March 19, 2008 / 9:45 PM / 11 years ago

Dollar falls 2 percent on weak commodities

TORONTO (Reuters) - The Canadian dollar plunged 2 percent against the U.S. dollar on Wednesday as commodity prices dropped and the focus of the market moved back to deteriorating global economic growth.

A Canadian one dollar coin, also know as a loonie, is shown in Montreal, April 28, 2006. REUTERS/Shaun Best

Canadian bond prices were mixed as falling stock markets boosted the long end, but the weaker Canadian dollar was seen easing pressure on some sectors of the economy, and was instrumental in lowering the short end of the curve.

The Canadian dollar closed at C$1.0152 to the U.S. dollar, or 98.50 U.S. cents, down from 99.52 Canadian cents to the U.S. dollar, or US$1.0048 at Tuesday’s close.

U.S. crude oil prices fell 4.5 percent as investors fretted that a global economic downturn could undermine energy demand. Gold prices tumbled 6 percent and silver prices shed more than 7 percent in a broad-based commodities retreat.

Canada is a major exporter of many commodities, and its currency is often influenced by moves in their prices.

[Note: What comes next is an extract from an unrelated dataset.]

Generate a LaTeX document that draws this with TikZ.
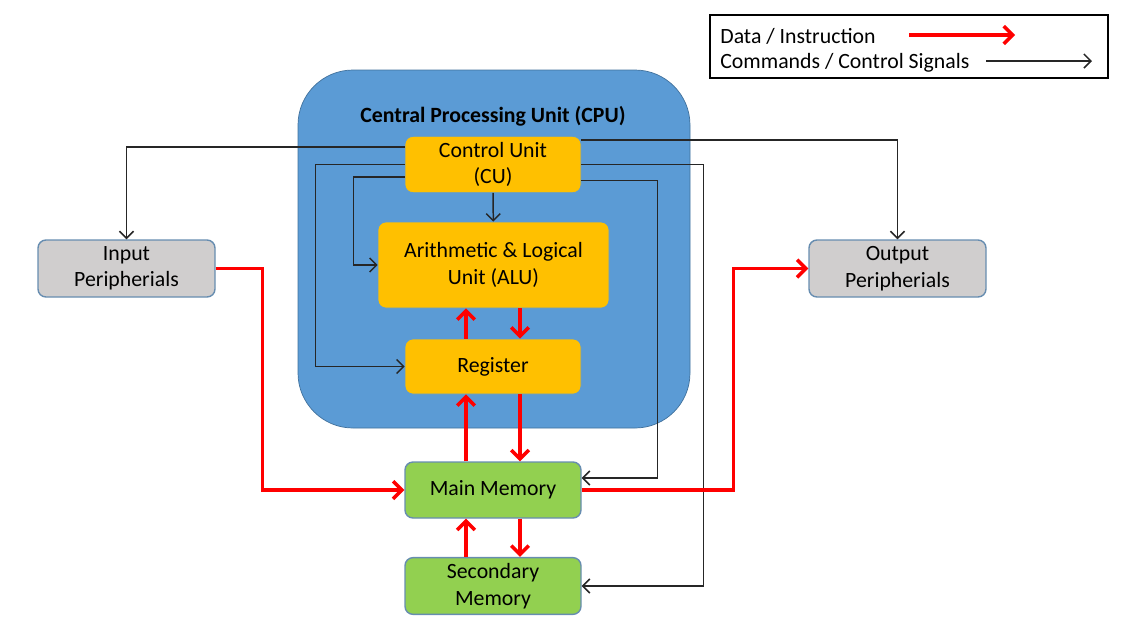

“We’re seeing underperformance from most of the pro-cyclical and commodity currencies, however Canada is even underperforming them by another percent, so it a massive underperformance,” said Camilla Sutton, currency strategist at Scotia Capital.

Recent data has shown Canada’s economy is still running on all cylinders, but most analysts expect it to slow due to its close trading relationship with the U.S. economy, which has been in a crisis that started in its subprime mortgage sector.

Data released on Wednesday showed Canada’s wholesale trade rose 2.6 percent in January, more than twice the amount expected by analysts.


Canadian bond prices were mixed due to the stronger than expected wholesale trade data, along with the weaker Canadian dollar, which offset a flight to safety bid caused by falling stock markets.

“Equities are off because commodities are off and commodities are also having an effect on the Canadian dollar and the Canadian dollar is having most of the influence at the front end in terms of bond yields,” said Mark Chandler, fixed income strategist at RBC Capital Markets.

A weaker Canadian dollar would give some relief to export-oriented areas of the Canadian economy.

The two-year bond fell 8 Canadian cents to C$102.83 to yield 2.523 percent. The 10-year bond increased 33 Canadian cents to C$104.36 to yield 3.441 percent.

The yield spread between the two- and 10-year bonds was 91.8 basis points, down from 100.8 points at the previous close.

The 30-year bond rose C$1.10 to C$118.30 to yield 3.939 percent. In the United States, the 30-year Treasury yielded 4.204 percent.

The three-month when-issued T-bill yielded 1.94 percent, down from 2.04 percent at the previous close.